Por se tratar de uma ação excepcional, os requisitos de tramitação são mais rígidos. E, como o MP-RJ não entrou com recurso especial ao STJ nem com recurso extraordinário ao STF contra decisão da 3ª Câmara Criminal, a reclamação do senador pode ter perdido o objeto.
A Promotoria até protocolou no TJ-RJ o pedido para levar a discussão aos tribunais superiores, mas fora do prazo. Em 11 de agosto, o tribunal emitiu uma certidão que informa que o MP perdeu o prazo para recorrer.
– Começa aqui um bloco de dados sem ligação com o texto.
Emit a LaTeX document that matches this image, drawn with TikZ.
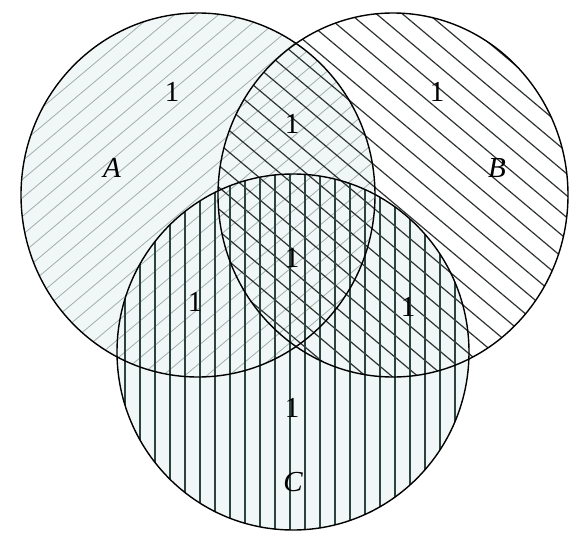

Como consequência da certidão de intempestividade, em tese o TJ não poderia se debruçar sobre pedido do órgão acusador para que a decisão seja submetida ao STJ e ao STF.
Como isso ocorreu há mais de um mês e Gilmar Mendes não declarou a perda de objeto da ação de Flávio, a aposta nos bastidores é que o ministro deve sim julgar o tema, mas ainda procura o momento mais adequado para levar o caso à segunda turma.
A defesa do senador, inclusive, acredita que tem mais chances no colegiado do que no plenário do Supremo.
O recurso foi apresentado pelos advogados do filho do presidente em 29 de junho. Não houve sorteio, como ocorre geralmente, porque Gilmar tornou-se o relator natural do caso depois de ter suspendido a tramitação da investigação de primeira instância no ano passado.
Ao receber a ação, Gilmar pediu esclarecimentos ao TJ. O desembargador Antônio Carlos Amado, presidente da 3ª Câmara Criminal, respondeu ao questionamento e disse que a concessão do foro a Flávio pode ser inédita, mas não foi absurda, inadequada nem desrespeitou ou ofendeu a jurisprudência da corte.
A decisão da 3ª Câmara Criminal surgiu em um momento bom para Flávio, uma vez que o juiz de primeira instância tinha avançado em busca de provas ao mandar prender preventivamente Fabrício Queiroz.
Ex-assessor de Flávio e policial militar aposentado, ele seria o responsável por recolher os pagamentos dos funcionários do então deputado estadual. Queiroz é amigo de Jair Bolsonaro desde 1984.
Assim, caso seja mantida a decisão do tribunal, Itabaiana continuará afastado da condução do processo, que passou para o Órgão Especial do TJ, formado por 25 desembargadores.